Recorded data:

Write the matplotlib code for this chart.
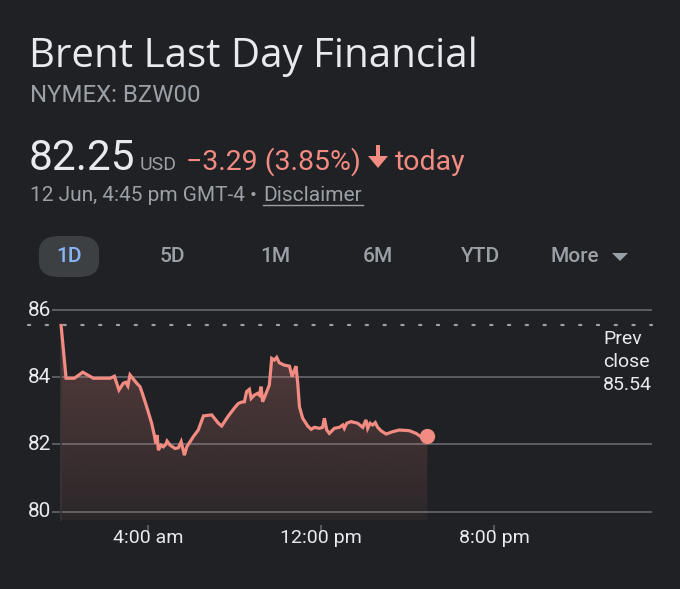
import matplotlib
matplotlib.use("Agg")
import matplotlib.pyplot as plt
import numpy as np
from matplotlib.patches import FancyBboxPatch, Polygon
from matplotlib.colors import to_rgb
from matplotlib.transforms import blended_transform_factory

# ---------------- data ----------------
hours = [0.0, 0.23, 0.61, 1.0, 1.49, 2.26, 2.46, 2.67, 2.87, 2.98, 3.08, 3.18, 3.49, 3.64,
         3.75, 3.95, 4.18, 4.3, 4.37, 4.43, 4.49, 4.61, 4.72, 4.83, 4.89, 5.03, 5.26, 5.41,
         5.54, 5.69, 5.8, 6.1, 6.33, 6.57, 6.95, 7.26, 7.41, 7.72, 8.03, 8.18, 8.33, 8.46,
         8.56, 8.69, 8.77, 8.92, 9.07, 9.15, 9.23, 9.30, 9.46, 9.61, 9.72, 9.84, 9.95, 10.07,
         10.3, 10.54, 10.66, 10.77, 10.84, 10.92, 11.0, 11.15, 11.38, 11.54, 11.69, 11.92,
         12.07, 12.15, 12.26, 12.38, 12.61, 12.84, 13.0, 13.07, 13.18, 13.38, 13.69, 13.92,
         14.07, 14.15, 14.26, 14.38, 14.5, 14.61, 14.76, 15.0, 15.3, 15.61, 16.07, 16.38,
         16.61, 16.9]
prices = [85.54, 83.97, 83.97, 84.15, 83.97, 83.97, 84.03, 83.62, 83.82, 83.85, 83.74, 84.07,
          83.82, 83.72, 83.52, 83.12, 82.63, 82.28, 82.03, 82.28, 81.83, 81.98, 81.93, 82.0,
          82.1, 81.98, 81.88, 81.9, 82.08, 81.68, 81.93, 82.23, 82.43, 82.85, 82.88, 82.63,
          82.55, 82.85, 83.11, 83.22, 83.26, 83.27, 83.57, 83.64, 83.37, 83.47, 83.52, 83.47,
          83.72, 83.27, 83.52, 83.77, 84.56, 84.51, 84.59, 84.43, 84.36, 84.33, 84.02, 84.21,
          84.33, 83.82, 83.12, 82.78, 82.55, 82.45, 82.51, 82.48, 82.51, 82.78, 82.43, 82.33,
          82.48, 82.51, 82.58, 82.48, 82.63, 82.68, 82.63, 82.51, 82.73, 82.48, 82.63, 82.58,
          82.65, 82.51, 82.41, 82.31, 82.38, 82.43, 82.41, 82.33, 82.23, 82.25]
prev_close = 85.54
y_ticks = [80, 82, 84, 86]
x_ticks = [4, 12, 20]
x_labels = ["4:00 am", "12:00 pm", "8:00 pm"]
tabs = ["1D", "5D", "1M", "6M", "YTD", "More"]

title = "Brent Last Day Financial"
ticker = "NYMEX: BZW00"
price_txt = "82.25"
change_txt = "\u22123.29 (3.85%)"
date_txt = "12 Jun, 4:45 pm GMT-4 \u2022 "

# ---------------- style ----------------
BG = "#202124"
WHITE = "#e8eaed"
GRAY = "#9aa0a6"
GRID = "#5f6368"
RED = "#f28b82"
BLUE = "#8ab4f8"

W, H = 680, 589
fig = plt.figure(figsize=(W / 100, H / 100), dpi=100, facecolor=BG)

def fx(x):
    return x / W

def fy(y):
    return 1 - y / H

# ---------------- header ----------------
fig.text(fx(29), fy(67), title, fontsize=29, color=WHITE, family="Open Sans", va="baseline")
fig.text(fx(30), fy(102), ticker, fontsize=17.3, color=GRAY, family="Roboto", va="baseline")
fig.text(fx(29), fy(170), price_txt, fontsize=30.5, color=WHITE, family="Roboto", va="baseline")
fig.text(fx(140), fy(170), "USD", fontsize=14, color=GRAY, family="Roboto", va="baseline")
fig.text(fx(186), fy(170), change_txt, fontsize=20.5, color=RED, family="Roboto", va="baseline")
# down arrow glyph drawn as a shape
arrow_pts = [(376, 145), (380, 145), (380, 156), (388, 156), (378, 168), (368, 156),
             (376, 156)]
fig.add_artist(Polygon([[fx(a), fy(b)] for a, b in arrow_pts], closed=True,
                       transform=fig.transFigure, facecolor=RED, edgecolor="none"))
fig.text(fx(395), fy(170), "today", fontsize=20.5, color=RED, family="Roboto", va="baseline")
fig.text(fx(30), fy(201), date_txt, fontsize=15, color=GRAY, family="Roboto", va="baseline")
fig.text(fx(263), fy(201), "Disclaimer", fontsize=15, color=GRAY, family="Roboto",
         va="baseline")
fig.add_artist(plt.Line2D([fx(263), fx(363)], [fy(205), fy(205)], color=GRAY, lw=1.0))

# tabs
pill = FancyBboxPatch((fx(39), fy(277)), fx(60), (41 / H), transform=fig.transFigure,
                      boxstyle="round,pad=0,rounding_size=0.03", facecolor="#3c4043",
                      edgecolor="none", mutation_aspect=H / W)
fig.add_artist(pill)
tab_x = [69, 172, 275, 378, 481, 575]
for i, (lab, x) in enumerate(zip(tabs, tab_x)):
    fig.text(fx(x), fy(257), lab, fontsize=15, color=BLUE if i == 0 else GRAY,
             family="Roboto", fontweight="medium", ha="center", va="center")
fig.add_artist(Polygon([[fx(612), fy(253)], [fx(628), fy(253)], [fx(620), fy(261)]],
                       closed=True, transform=fig.transFigure, facecolor=GRAY, edgecolor="none"))

# ---------------- chart ----------------
x0, x1 = -0.42, 27.27
y0, y1 = 79.6, 86.5
ax_left, ax_right = 52, 652
ax_top = 310 - (y1 - 86) * 33.6
ax_bot = 511.7 + (80 - y0) * 33.6
ax = fig.add_axes([fx(ax_left), fy(ax_bot), (ax_right - ax_left) / W, (ax_bot - ax_top) / H])
ax.set_facecolor(BG)
ax.set_xlim(x0, x1)
ax.set_ylim(y0, y1)
for s in ax.spines.values():
    s.set_visible(False)

# gridlines
for yv in y_ticks:
    xe = 24.85 if yv == 84 else x1
    ax.plot([x0, xe], [yv, yv], color=GRID, lw=1.3, zorder=1, solid_capstyle="butt")

# prev close dotted line
ax.plot([-1.52, x1], [prev_close, prev_close], color=GRAY, lw=1.6,
        linestyle=(0, (1, 7)), dash_capstyle="round", clip_on=False, zorder=2)

# gradient fill under the line
hx = np.array(hours)
py = np.array(prices)
fill_bottom = 79.75
poly = Polygon(np.column_stack([np.r_[hx, hx[-1], hx[0]], np.r_[py, fill_bottom, fill_bottom]]),
               closed=True, facecolor="none", edgecolor="none", transform=ax.transData)
ax.add_patch(poly)
r, g, b = to_rgb(RED)
grad = np.zeros((256, 2, 4))
alpha = np.linspace(0.06, 0.27, 256)[:, None]
grad[..., 0] = r
grad[..., 1] = g
grad[..., 2] = b
grad[..., 3] = alpha
im = ax.imshow(grad, extent=[hx[0], hx[-1], fill_bottom, 85.6], origin="lower",
               aspect="auto", zorder=3, interpolation="bilinear")
im.set_clip_path(poly)
ax.plot([hx[0], hx[0]], [fill_bottom, prices[0]], color="#3a3536", lw=1.2, zorder=3)

# price line
ax.plot(hx, py, color=RED, lw=2.3, zorder=5, solid_joinstyle="miter")
ax.plot([hx[-1]], [py[-1]], marker="o", markersize=10, color=RED, zorder=6)

# ticks
ax.set_xticks(x_ticks)
ax.set_xticklabels(x_labels, fontsize=14, color=WHITE, family="Roboto")
ax.tick_params(axis="x", length=6.5, width=1.2, color=GRID, pad=-3.5, direction="out")
ax.xaxis.set_ticks_position("bottom")
ax.set_yticks([])
trans = blended_transform_factory(fig.transFigure, ax.transData)
for yv in y_ticks:
    ax.text(fx(28), yv, str(yv), transform=trans, fontsize=15, color=WHITE,
            family="Roboto", ha="left", va="center")

# prev close label
for i, line in enumerate(["Prev", "close", f"{prev_close:.2f}"]):
    fig.text(fx(603), fy(339 + 23 * i), line, fontsize=14, color=WHITE, family="Roboto",
             ha="left", va="center")

fig.savefig("out.png", dpi=100, facecolor=BG)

Task prompt:
Repeat, word for word and with no pictures, only the lines running from the beginning of the data to the line that contains "from matplotlib.transforms import".

Answer to the problem:
Write the matplotlib code for this chart.
import matplotlib
matplotlib.use("Agg")
import matplotlib.pyplot as plt
import numpy as np
from matplotlib.patches import FancyBboxPatch, Polygon
from matplotlib.colors import to_rgb
from matplotlib.transforms import blended_transform_factory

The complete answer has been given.